Jill Jones is also suing the City of New York County for negligence in design and not supervising safety of pedestrians in the park. The New York County has ensured safety of pedestrians by putting up spotlights and speed limits. The city has also provided designated walking areas safe for pedestrians. The county may not be negligent because it has tried to make sure everybody is safe despite the huge numbers of citizens flocking the park.
In the second case scenario, Marshall runs a web based New Jersey corporation. The corporation is situated in New Jersey. Marshall lives in Teaneck New Jersey. The corporation and Marshall therefore are in one state. Al Smith a resident of Bronx County is an aggrieved party who being unable to purchase a ticket to Derek Jeter appreciation day at the Yankees Stadium, decides to purchase twenty balls signed by an authentic signature of Derek Jeter. On proper investigation Al Smith realizes that the signature was not authentic and therefore a fraud. The balls cost Al Smith two thousand dollars. Al Smith tried to contact Marshall but he was not responsive. Smith decided to file a complaint as a result, of fraud and breach of contract at Bronx Supreme court. Al Smith filed the case in a higher court without jurisdiction to hear the matter on the first instance.
Al Smith decided to effect service upon Marshall as he was appearing in court for his other case. Such service is considered valid. Al Smith cannot serve the summons because he is an interested party to the case. A person of 18 years and above can serve the summons on his behalf. Marshalls Web Corporation was properly served by process servers. The summons was prepared by Al Smith.
Marshall appeared in court subsequently seeking to dismiss an order requiring his appearance claiming that the court lacked competent jurisdiction to hear the matter. The matter should be filed in a court of first instance. Supreme courts are courts of last resort. Marshall alleges lack of personal jurisdiction and therefore the court lacked competency.
However if the matter was in a court of competent jurisdiction, procuring and service was done by competent process servers, then Marshall has a case to answer.

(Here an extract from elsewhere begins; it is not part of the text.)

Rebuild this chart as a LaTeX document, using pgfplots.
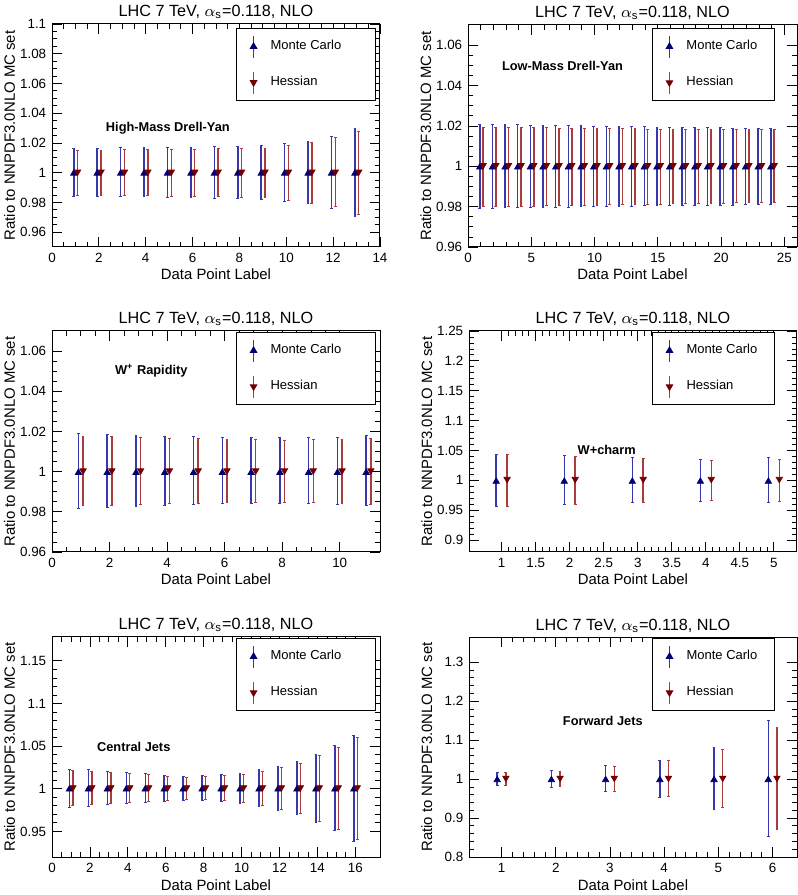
\documentclass[border=0pt]{standalone}
\usepackage{fontspec}
\setmainfont{Liberation Sans}
\usepackage{pgfplots}
\usepackage{pgfplotstable}
\pgfplotsset{compat=1.18}

\definecolor{mcmark}{rgb}{0,0,0.45}
\definecolor{mcbar}{rgb}{0.22,0.22,0.68}
\definecolor{hmark}{rgb}{0.45,0,0}
\definecolor{hbar}{rgb}{0.66,0.24,0.24}

% x: point label, m/ml/mh: Monte Carlo centre, low, high; h/hl/hh: Hessian
\pgfplotstableread{
x m ml mh h hl hh
1 0.9995 0.9839 1.0161 1.0005 0.9845 1.0150
2 0.9995 0.9839 1.0161 1.0005 0.9845 1.0150
3 0.9995 0.9839 1.0166 1.0005 0.9845 1.0155
4 0.9995 0.9839 1.0166 1.0005 0.9845 1.0155
5 0.9995 0.9834 1.0168 1.0005 0.9841 1.0157
6 0.9995 0.9832 1.0170 1.0005 0.9841 1.0157
7 0.9995 0.9827 1.0173 1.0005 0.9839 1.0160
8 0.9995 0.9825 1.0173 1.0005 0.9836 1.0160
9 0.9995 0.9820 1.0180 1.0005 0.9832 1.0164
10 0.9995 0.9807 1.0193 1.0005 0.9814 1.0180
11 0.9995 0.9790 1.0209 1.0005 0.9795 1.0200
12 0.9995 0.9760 1.0240 1.0005 0.9773 1.0234
13 0.9995 0.9707 1.0295 1.0005 0.9720 1.0275
}\hmdy

\pgfplotstableread{
x m ml mh h hl hh
1 0.9995 0.9793 1.0207 1.0005 0.9800 1.0193
2 0.9995 0.9793 1.0206 1.0005 0.9801 1.0192
3 0.9995 0.9794 1.0206 1.0005 0.9801 1.0192
4 0.9995 0.9794 1.0205 1.0005 0.9802 1.0191
5 0.9995 0.9795 1.0204 1.0005 0.9803 1.0190
6 0.9995 0.9796 1.0203 1.0005 0.9804 1.0190
7 0.9995 0.9797 1.0202 1.0005 0.9805 1.0189
8 0.9995 0.9798 1.0201 1.0005 0.9806 1.0188
9 0.9995 0.9799 1.0200 1.0005 0.9807 1.0188
10 0.9995 0.9800 1.0199 1.0005 0.9808 1.0187
11 0.9995 0.9801 1.0198 1.0005 0.9809 1.0186
12 0.9995 0.9802 1.0197 1.0005 0.9810 1.0186
13 0.9995 0.9803 1.0196 1.0005 0.9811 1.0185
14 0.9995 0.9804 1.0195 1.0005 0.9812 1.0184
15 0.9995 0.9805 1.0194 1.0005 0.9813 1.0184
16 0.9995 0.9805 1.0193 1.0005 0.9814 1.0183
17 0.9995 0.9806 1.0192 1.0005 0.9815 1.0183
18 0.9995 0.9807 1.0191 1.0005 0.9816 1.0182
19 0.9995 0.9807 1.0190 1.0005 0.9817 1.0182
20 0.9995 0.9808 1.0190 1.0005 0.9817 1.0181
21 0.9995 0.9808 1.0189 1.0005 0.9818 1.0181
22 0.9995 0.9809 1.0189 1.0005 0.9818 1.0180
23 0.9995 0.9809 1.0188 1.0005 0.9819 1.0180
24 0.9995 0.9810 1.0188 1.0005 0.9819 1.0180
}\lmdy

\pgfplotstableread{
x m ml mh h hl hh
1 0.9995 0.9818 1.0188 1.0005 0.9832 1.0177
2 0.9995 0.9822 1.0187 1.0005 0.9833 1.0175
3 0.9995 0.9827 1.0180 1.0005 0.9837 1.0170
4 0.9995 0.9832 1.0177 1.0005 0.9840 1.0167
5 0.9995 0.9837 1.0173 1.0005 0.9843 1.0163
6 0.9995 0.9840 1.0170 1.0005 0.9847 1.0160
7 0.9995 0.9842 1.0168 1.0005 0.9848 1.0158
8 0.9995 0.9842 1.0168 1.0005 0.9848 1.0157
9 0.9995 0.9842 1.0168 1.0005 0.9847 1.0158
10 0.9995 0.9838 1.0172 1.0005 0.9843 1.0162
11 0.9995 0.9830 1.0178 1.0005 0.9838 1.0165
}\wrap

\pgfplotstableread{
x m ml mh h hl hh
1 0.998 0.9561 1.0433 1.002 0.9570 1.0428
2 0.998 0.9594 1.0411 1.002 0.9600 1.0406
3 0.998 0.9622 1.0389 1.002 0.9630 1.0367
4 0.998 0.9650 1.0356 1.002 0.9667 1.0333
5 0.998 0.9628 1.0378 1.002 0.9650 1.0356
}\wch

\pgfplotstableread{
x m ml mh h hl hh
1 0.9995 0.9785 1.0230 1.0015 0.9800 1.0215
2 0.9995 0.9790 1.0227 1.0015 0.9810 1.0203
3 0.9995 0.9810 1.0200 1.0015 0.9824 1.0188
4 0.9995 0.9824 1.0190 1.0015 0.9836 1.0176
5 0.9995 0.9836 1.0176 1.0015 0.9848 1.0164
6 0.9995 0.9855 1.0156 1.0015 0.9863 1.0148
7 0.9995 0.9863 1.0148 1.0015 0.9870 1.0137
8 0.9995 0.9863 1.0152 1.0015 0.9870 1.0140
9 0.9995 0.9852 1.0164 1.0015 0.9860 1.0152
10 0.9995 0.9832 1.0184 1.0015 0.9844 1.0172
11 0.9995 0.9793 1.0223 1.0015 0.9805 1.0207
12 0.9995 0.9746 1.0260 1.0015 0.9758 1.0246
13 0.9995 0.9700 1.0320 1.0015 0.9707 1.0300
14 0.9995 0.9610 1.0400 1.0015 0.9620 1.0387
15 0.9995 0.9512 1.0510 1.0015 0.9523 1.0480
16 0.9995 0.9387 1.0630 1.0015 0.9400 1.0605
}\cjet

\pgfplotstableread{
x m ml mh h hl hh
1 0.998 0.983 1.018 1.003 0.983 1.017
2 0.998 0.9796 1.022 1.003 0.980 1.020
3 0.998 0.968 1.034 1.003 0.969 1.032
4 0.998 0.952 1.049 1.003 0.955 1.0485
5 0.998 0.922 1.080 1.003 0.927 1.075
6 0.998 0.852 1.150 1.003 0.870 1.133
}\fjet

\pgfplotsset{
  rootax/.style={
    scale only axis, anchor=south west,
    tick align=inside, xtick pos=both, ytick pos=both,
    major tick length=5pt, minor tick length=2.5pt,
    tick style={black, line width=0.4pt},
    axis line style={black, line width=0.5pt},
    /pgf/number format/assume math mode=true,
    /pgf/number format/fixed, /pgf/number format/precision=2,
    tick label style={font=\fontsize{6.7}{7}\selectfont},
    xticklabel style={inner sep=0pt, anchor=north, yshift=-3pt},
    yticklabel style={inner sep=0pt, anchor=east, xshift=-2.7pt},
    title={LHC 7 TeV, $\alpha_{\mathrm{s}}$=0.118, NLO},
    every axis title/.style={font=\fontsize{8.1}{9}\selectfont, at={(rel axis cs:0.5,1)}, anchor=base, yshift=3.5pt},
    xlabel={Data Point Label},
    ylabel={Ratio to NNPDF3.0NLO MC set},
    every axis x label/.style={at={(rel axis cs:0.5,0)}, anchor=base, yshift=-16.5pt, font=\fontsize{7.45}{8}\selectfont},
    every axis y label/.style={at={(rel axis cs:0,0.5)}, xshift=-18.5pt, rotate=90, anchor=base, font=\fontsize{7.45}{8}\selectfont},
    legend cell align=left,
  },
  rootleg/.style 2 args={
    legend style={at={(rel axis cs:#1,#2)}, anchor=north east, draw=black, line width=0.5pt, fill=white,
      inner sep=0pt, row sep=0pt, column sep=0pt, nodes={inner sep=0pt},
      font=\fontsize{6.5}{7}\selectfont},
  },
  mc/.style={
    only marks, mark=triangle*, mark size=1.8pt, color=mcmark,
    error bars/.cd, y dir=both, y explicit,
    error bar style={color=mcbar, line width=0.75pt},
    error mark options={rotate=90, mark size=0.7pt, line width=0.5pt, color=mcbar},
    /pgfplots/.cd,
    legend image code/.code={
      \path[draw=none, fill=none] (-8.5pt,-9pt) rectangle (8.5pt,9pt);
      \draw[mcbar, line width=0.75pt] (0pt,-5.5pt) -- (0pt,5.5pt);
      \draw[mcmark] plot[only marks, mark=triangle*, mark size=1.8pt] coordinates {(0pt,0pt)};
    },
  },
  hs/.style={
    only marks, mark=triangle*, mark size=1.8pt, mark options={rotate=180}, color=hmark,
    error bars/.cd, y dir=both, y explicit,
    error bar style={color=hbar, line width=0.75pt},
    error mark options={rotate=90, mark size=0.7pt, line width=0.5pt, color=hbar},
    /pgfplots/.cd,
    legend image code/.code={
      \path[draw=none, fill=none] (-8.5pt,-9pt) rectangle (8.5pt,9pt);
      \draw[hbar, line width=0.75pt] (0pt,-5.5pt) -- (0pt,5.5pt);
      \draw[hmark] plot[only marks, mark=triangle*, mark size=1.8pt, mark options={rotate=180}] coordinates {(0pt,0pt)};
    },
  },
}

% #1 table, #2 shift of Monte Carlo, #3 shift of Hessian
\newcommand{\twoplots}[3]{%
  \addplot[mc] table[x expr=\thisrow{x}-#2, y=m,
    y error plus expr=\thisrow{mh}-\thisrow{m}, y error minus expr=\thisrow{m}-\thisrow{ml}] {#1};
  \addplot[hs] table[x expr=\thisrow{x}+#3, y=h,
    y error plus expr=\thisrow{hh}-\thisrow{h}, y error minus expr=\thisrow{h}-\thisrow{hl}] {#1};
}

\newcommand{\annot}{\bfseries\fontsize{6.4}{7}\selectfont}

\begin{document}
\begin{tikzpicture}
\useasboundingbox (0,0) rectangle (399pt,447.5pt);

% --- High-Mass Drell-Yan ---
\begin{axis}[rootax, at={(26pt,324pt)}, width=164pt, height=111.5pt,
  xmin=0, xmax=14, ymin=0.95, ymax=1.1,
  xtick={0,2,4,6,8,10,12,14}, minor x tick num=3,
  ytick={0.96,0.98,1,1.02,1.04,1.06,1.08,1.1}, minor y tick num=3,
  rootleg={0.988}{0.982}]
  \twoplots{\hmdy}{0.07}{0.09}
  \addlegendentry{\makebox[52.5pt][l]{Monte Carlo}}
  \addlegendentry{\makebox[52.5pt][l]{Hessian}}
  \node[anchor=base west, font=\annot] at (rel axis cs:0.143,0.517) {High-Mass Drell-Yan};
\end{axis}

% --- Low-Mass Drell-Yan ---
\begin{axis}[rootax, at={(234pt,324pt)}, width=164.5pt, height=111pt,
  xmin=0, xmax=26, ymin=0.96, ymax=1.07,
  xtick={0,5,10,15,20,25}, minor x tick num=4,
  ytick={0.96,0.98,1,1.02,1.04,1.06}, minor y tick num=3,
  rootleg={0.933}{0.986}]
  \twoplots{\lmdy}{0.07}{0.2}
  \addlegendentry{\makebox[44pt][l]{Monte Carlo}}
  \addlegendentry{\makebox[44pt][l]{Hessian}}
  \node[anchor=base west, font=\annot] at (rel axis cs:0.082,0.797) {Low-Mass Drell-Yan};
\end{axis}

% --- W+ rapidity ---
\begin{axis}[rootax, at={(26pt,171.5pt)}, width=164pt, height=110.5pt,
  xmin=0, xmax=11.4, ymin=0.96, ymax=1.07,
  xtick={0,2,4,6,8,10}, minor x tick num=3,
  ytick={0.96,0.98,1,1.02,1.04,1.06}, minor y tick num=3,
  rootleg={0.988}{0.995}]
  \twoplots{\wrap}{0.08}{0.08}
  \addlegendentry{\makebox[52.5pt][l]{Monte Carlo}}
  \addlegendentry{\makebox[52.5pt][l]{Hessian}}
  \node[anchor=base west, font=\annot] at (rel axis cs:0.171,0.805) {W\textsuperscript{+} Rapidity};
\end{axis}

% --- W+charm ---
\begin{axis}[rootax, at={(234.5pt,171.5pt)}, width=164pt, height=110.5pt,
  xmin=0.52, xmax=5.34, ymin=0.88, ymax=1.25,
  xtick={1,1.5,2,2.5,3,3.5,4,4.5,5}, minor x tick num=4,
  ytick={0.9,0.95,1,1.05,1.1,1.15,1.2,1.25}, minor y tick num=4,
  rootleg={0.933}{0.995}]
  \twoplots{\wch}{0.08}{0.08}
  \addlegendentry{\makebox[44pt][l]{Monte Carlo}}
  \addlegendentry{\makebox[44pt][l]{Hessian}}
  \node[anchor=base west, font=\annot] at (rel axis cs:0.31,0.439) {W+charm};
\end{axis}

% --- Central jets ---
\begin{axis}[rootax, at={(26pt,19pt)}, width=164pt, height=110pt,
  xmin=0, xmax=17.3, ymin=0.92, ymax=1.178,
  xtick={0,2,4,6,8,10,12,14,16}, minor x tick num=3,
  ytick={0.95,1,1.05,1.1,1.15}, minor y tick num=4,
  rootleg={0.988}{0.995}]
  \twoplots{\cjet}{0.08}{0.1}
  \addlegendentry{\makebox[52.5pt][l]{Monte Carlo}}
  \addlegendentry{\makebox[52.5pt][l]{Hessian}}
  \node[anchor=base west, font=\annot] at (rel axis cs:0.116,0.479) {Central Jets};
\end{axis}

% --- Forward jets ---
\begin{axis}[rootax, at={(234.5pt,19pt)}, width=164pt, height=110pt,
  xmin=0.4, xmax=6.45, ymin=0.8, ymax=1.365,
  xtick={1,2,3,4,5,6}, minor x tick num=4,
  ytick={0.8,0.9,1,1.1,1.2,1.3}, minor y tick num=4,
  rootleg={0.933}{0.995}]
  \twoplots{\fjet}{0.08}{0.08}
  \addlegendentry{\makebox[44pt][l]{Monte Carlo}}
  \addlegendentry{\makebox[44pt][l]{Hessian}}
  \node[anchor=base west, font=\annot] at (rel axis cs:0.265,0.597) {Forward Jets};
\end{axis}
\end{tikzpicture}
\end{document}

Marshall is fraudulent. A web based product is likely to be consumed by a larger audience and therefore claims by Marshall that information on his web were not for consumption in other states is unrealistic.
There was also a clear breach of contract. A breach of contract is valid because there was an invitation to treat and acceptance. Al Smith bought twenty balls Signed by Derek Jeter. The balls delivered were against the terms of the contract because an authentic signature was a requirement or was a term in the contract. Not adhering to a term in contract may result to repudiation. A contract breached is no contract and therefore Al Smith should be compensated the amount used to purchase the balls and any damages awarded if the court deems it fit to do so.
Fraud was also present and was clearly demonstrated when Marshalls company delivered fake balls purportedly signed by Derek. The balls were infact signed by Marshall’s sister. The certificates intended to prove authenticity of the balls were also fake. Marshall is a fraudulent man and should be punished accordingly.